Begin at the first line of the data and copy each line through the one containing "1.004, 1.016, 1.022];", that line included, with no pictures.
_ _ _ _ _
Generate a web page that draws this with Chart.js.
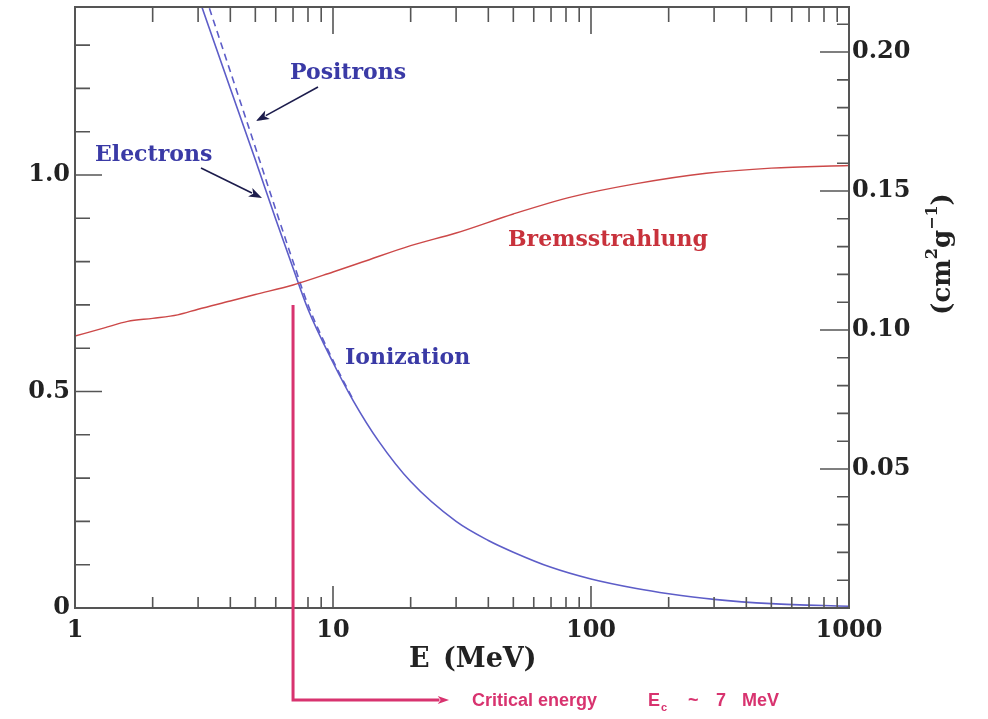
<!DOCTYPE html>
<html lang="en">
<head>
<meta charset="UTF-8">
<title>Energy loss of electrons: ionization vs bremsstrahlung</title>
<script src="https://cdn.jsdelivr.net/npm/chart.js@4.4.0/dist/chart.umd.min.js"></script>
<style>
  body { margin: 0; background: #fff; }
  canvas { display: block; }
</style>
</head>
<body>
<canvas id="lossChart" width="988" height="719"></canvas>
<script>
// energies in MeV, losses on the left scale
const ionEnergy = [3, 4, 5, 6, 7, 8, 10, 12, 15, 20, 30, 40, 50, 70, 100, 150, 200, 300, 500, 1000];
const ionElectrons = [1.413, 1.20, 1.035, 0.898, 0.785, 0.69, 0.567, 0.478, 0.386, 0.292, 0.200, 0.156, 0.129, 0.094, 0.067, 0.045, 0.033, 0.020, 0.010, 0.004];
const posEnergy = [3, 4, 5, 6, 7, 8, 10, 12];
const ionPositrons = [1.464, 1.239, 1.064, 0.92, 0.80, 0.70, 0.572, 0.480];
const bremEnergy = [1, 1.3, 1.6, 2, 2.5, 3, 4, 5, 7, 10, 13, 20, 30, 50, 85, 150, 280, 500, 1000];
const bremLoss = [0.628, 0.647, 0.662, 0.669, 0.677, 0.69, 0.709, 0.724, 0.746, 0.776, 0.799, 0.837, 0.866, 0.91, 0.95, 0.98, 1.004, 1.016, 1.022];

const xTicks = [1, 10, 100, 1000];
const yTicks = [0, 0.5, 1.0];
const y2Ticks = [0.05, 0.10, 0.15, 0.20];
const yMax = 1.388;
const y2Max = 0.2162;
const criticalEnergy = 7;
const criticalTop = 0.70;

const serif = '"DejaVu Serif", serif';
const tickFont = { family: serif, size: 24, weight: 'bold' };
const blue = '#3a3aa6';
const red = '#c8323c';
const pink = '#d8336f';

function pairs(xs, ys) {
  return xs.map((x, i) => ({ x: x, y: ys[i] }));
}

// closed frame with inward ticks on all four sides
const frameTicks = {
  id: 'frameTicks',
  afterDatasetsDraw(chart) {
    const { ctx, chartArea: a, scales } = chart;
    const x = scales.x, y = scales.y, y2 = scales.y2;
    ctx.save();
    ctx.strokeStyle = '#555';
    ctx.lineWidth = 2;
    ctx.strokeRect(a.left, a.top, a.right - a.left, a.bottom - a.top);
    ctx.lineWidth = 1.6;
    ctx.beginPath();
    for (let d = 1; d < 1000; d *= 10) {
      for (let k = 1; k <= 9; k++) {
        const v = k * d;
        if (v === 1) continue;
        const px = x.getPixelForValue(v);
        const major = k === 1;
        ctx.moveTo(px, a.bottom);
        ctx.lineTo(px, a.bottom - (major ? 22 : 11));
        ctx.moveTo(px, a.top);
        ctx.lineTo(px, a.top + (major ? 27 : 15));
      }
    }
    for (let i = 0; i <= 13; i++) {
      const py = y.getPixelForValue(i / 10);
      ctx.moveTo(a.left, py);
      ctx.lineTo(a.left + (i % 5 === 0 ? 27 : 15), py);
    }
    for (let i = 1; i <= 21; i++) {
      const py = y2.getPixelForValue(i / 100);
      ctx.moveTo(a.right, py);
      ctx.lineTo(a.right - (i % 5 === 0 ? 29 : 12), py);
    }
    ctx.stroke();
    ctx.restore();
  }
};

function arrow(ctx, x1, y1, x2, y2, color, width, head) {
  const ang = Math.atan2(y2 - y1, x2 - x1);
  ctx.strokeStyle = color;
  ctx.fillStyle = color;
  ctx.lineWidth = width;
  ctx.beginPath();
  ctx.moveTo(x1, y1);
  ctx.lineTo(x2 - Math.cos(ang) * head * 0.8, y2 - Math.sin(ang) * head * 0.8);
  ctx.stroke();
  ctx.beginPath();
  ctx.moveTo(x2, y2);
  ctx.lineTo(x2 - head * Math.cos(ang - 0.35), y2 - head * Math.sin(ang - 0.35));
  ctx.lineTo(x2 - head * 0.7 * Math.cos(ang), y2 - head * 0.7 * Math.sin(ang));
  ctx.lineTo(x2 - head * Math.cos(ang + 0.35), y2 - head * Math.sin(ang + 0.35));
  ctx.closePath();
  ctx.fill();
}

// curve labels, axis titles and the critical energy marker
const notes = {
  id: 'notes',
  afterDraw(chart) {
    const { ctx, chartArea: a, scales } = chart;
    ctx.save();
    ctx.textBaseline = 'middle';
    ctx.textAlign = 'left';

    ctx.font = 'bold 22px ' + serif;
    ctx.fillStyle = blue;
    ctx.fillText('Positrons', 290, 73);
    ctx.fillText('Electrons', 95, 155);
    ctx.fillText('Ionization', 345, 358);
    ctx.fillStyle = red;
    ctx.fillText('Bremsstrahlung', 508, 240);

    arrow(ctx, 318, 87, 256, 121, '#1c1c4c', 1.6, 14);
    arrow(ctx, 201, 168, 262, 198, '#1c1c4c', 1.6, 14);

    // x axis title
    ctx.fillStyle = '#222';
    ctx.font = 'bold 27px ' + serif;
    ctx.fillText('E', 409, 660);
    ctx.fillText('(MeV)', 443, 660);

    // right axis title, reading upwards
    ctx.translate(943, 254);
    ctx.rotate(-Math.PI / 2);
    const big = 'bold 26px ' + serif;
    const small = 'bold 16px ' + serif;
    const parts = [['(cm', big, 0], ['2', small, -10], ['g', big, 0], ['\u22121', small, -10], [')', big, 0]];
    let total = 0;
    parts.forEach(p => { ctx.font = p[1]; total += ctx.measureText(p[0]).width; });
    let tx = -total / 2;
    parts.forEach(p => {
      ctx.font = p[1];
      ctx.fillText(p[0], tx, p[2]);
      tx += ctx.measureText(p[0]).width;
    });
    ctx.setTransform(1, 0, 0, 1, 0, 0);

    // critical energy marker
    const cx = scales.x.getPixelForValue(criticalEnergy);
    const cy = scales.y.getPixelForValue(criticalTop);
    const ly = a.bottom + 92;
    ctx.strokeStyle = pink;
    ctx.lineWidth = 3;
    ctx.beginPath();
    ctx.moveTo(cx, cy);
    ctx.lineTo(cx, ly);
    ctx.lineTo(cx + 146, ly);
    ctx.stroke();
    arrow(ctx, cx + 140, ly, cx + 156, ly, pink, 2, 12);

    ctx.fillStyle = pink;
    ctx.font = 'bold 18px "Liberation Sans", Arial, sans-serif';
    ctx.fillText('Critical energy', 472, ly + 1);
    ctx.fillText('E', 648, ly + 1);
    ctx.fillText('~', 688, ly + 1);
    ctx.fillText('7', 716, ly + 1);
    ctx.fillText('MeV', 742, ly + 1);
    ctx.font = 'bold 11px "Liberation Sans", Arial, sans-serif';
    ctx.fillText('c', 661, ly + 8);
    ctx.restore();
  }
};

new Chart(document.getElementById('lossChart'), {
  type: 'line',
  data: {
    datasets: [
      {
        label: 'Bremsstrahlung',
        data: pairs(bremEnergy, bremLoss),
        borderColor: '#cc4848',
        borderWidth: 1.4,
        pointRadius: 0,
        cubicInterpolationMode: 'monotone',
        yAxisID: 'y'
      },
      {
        label: 'Ionization (electrons)',
        data: pairs(ionEnergy, ionElectrons),
        borderColor: '#5d5dc8',
        borderWidth: 1.6,
        pointRadius: 0,
        cubicInterpolationMode: 'monotone',
        yAxisID: 'y'
      },
      {
        label: 'Ionization (positrons)',
        data: pairs(posEnergy, ionPositrons),
        borderColor: '#5d5dc8',
        borderWidth: 1.6,
        borderDash: [7, 5],
        pointRadius: 0,
        cubicInterpolationMode: 'monotone',
        yAxisID: 'y'
      }
    ]
  },
  options: {
    responsive: false,
    animation: false,
    devicePixelRatio: 1,
    layout: { padding: { top: 7, left: 0, right: 0, bottom: 0 } },
    plugins: {
      legend: { display: false },
      tooltip: { enabled: false }
    },
    scales: {
      x: {
        type: 'logarithmic',
        position: 'bottom',
        min: 1,
        max: 1000,
        grid: { display: false, drawTicks: false },
        border: { display: false },
        afterBuildTicks: s => { s.ticks = xTicks.map(v => ({ value: v })); },
        afterFit: s => { s.height = 111; s.paddingLeft = 0; s.paddingRight = 0; },
        ticks: {
          padding: 8,
          color: '#222',
          font: tickFont,
          autoSkip: false,
          maxRotation: 0,
          callback: v => String(v)
        }
      },
      y: {
        position: 'left',
        min: 0,
        max: yMax,
        grid: { display: false, drawTicks: false },
        border: { display: false },
        afterBuildTicks: s => { s.ticks = yTicks.map(v => ({ value: v })); },
        afterFit: s => { s.width = 75; s.paddingTop = 0; s.paddingBottom = 0; },
        ticks: {
          padding: 5,
          color: '#222',
          font: tickFont,
          callback: v => v === 0 ? '0' : v.toFixed(1)
        }
      },
      y2: {
        position: 'right',
        min: 0,
        max: y2Max,
        grid: { display: false, drawTicks: false },
        border: { display: false },
        afterBuildTicks: s => { s.ticks = y2Ticks.map(v => ({ value: v })); },
        afterFit: s => { s.width = 139; s.paddingTop = 0; s.paddingBottom = 0; },
        ticks: {
          padding: 3,
          color: '#222',
          font: tickFont,
          callback: v => v.toFixed(2)
        }
      }
    }
  },
  plugins: [frameTicks, notes]
});
</script>
</body>
</html>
_ _ _ _ _
Problem solution:
Generate a web page that draws this with Chart.js.
<!DOCTYPE html>
<html lang="en">
<head>
<meta charset="UTF-8">
<title>Energy loss of electrons: ionization vs bremsstrahlung</title>
<script src="https://cdn.jsdelivr.net/npm/chart.js@4.4.0/dist/chart.umd.min.js"></script>
<style>
  body { margin: 0; background: #fff; }
  canvas { display: block; }
</style>
</head>
<body>
<canvas id="lossChart" width="988" height="719"></canvas>
<script>
// energies in MeV, losses on the left scale
const ionEnergy = [3, 4, 5, 6, 7, 8, 10, 12, 15, 20, 30, 40, 50, 70, 100, 150, 200, 300, 500, 1000];
const ionElectrons = [1.413, 1.20, 1.035, 0.898, 0.785, 0.69, 0.567, 0.478, 0.386, 0.292, 0.200, 0.156, 0.129, 0.094, 0.067, 0.045, 0.033, 0.020, 0.010, 0.004];
const posEnergy = [3, 4, 5, 6, 7, 8, 10, 12];
const ionPositrons = [1.464, 1.239, 1.064, 0.92, 0.80, 0.70, 0.572, 0.480];
const bremEnergy = [1, 1.3, 1.6, 2, 2.5, 3, 4, 5, 7, 10, 13, 20, 30, 50, 85, 150, 280, 500, 1000];
const bremLoss = [0.628, 0.647, 0.662, 0.669, 0.677, 0.69, 0.709, 0.724, 0.746, 0.776, 0.799, 0.837, 0.866, 0.91, 0.95, 0.98, 1.004, 1.016, 1.022];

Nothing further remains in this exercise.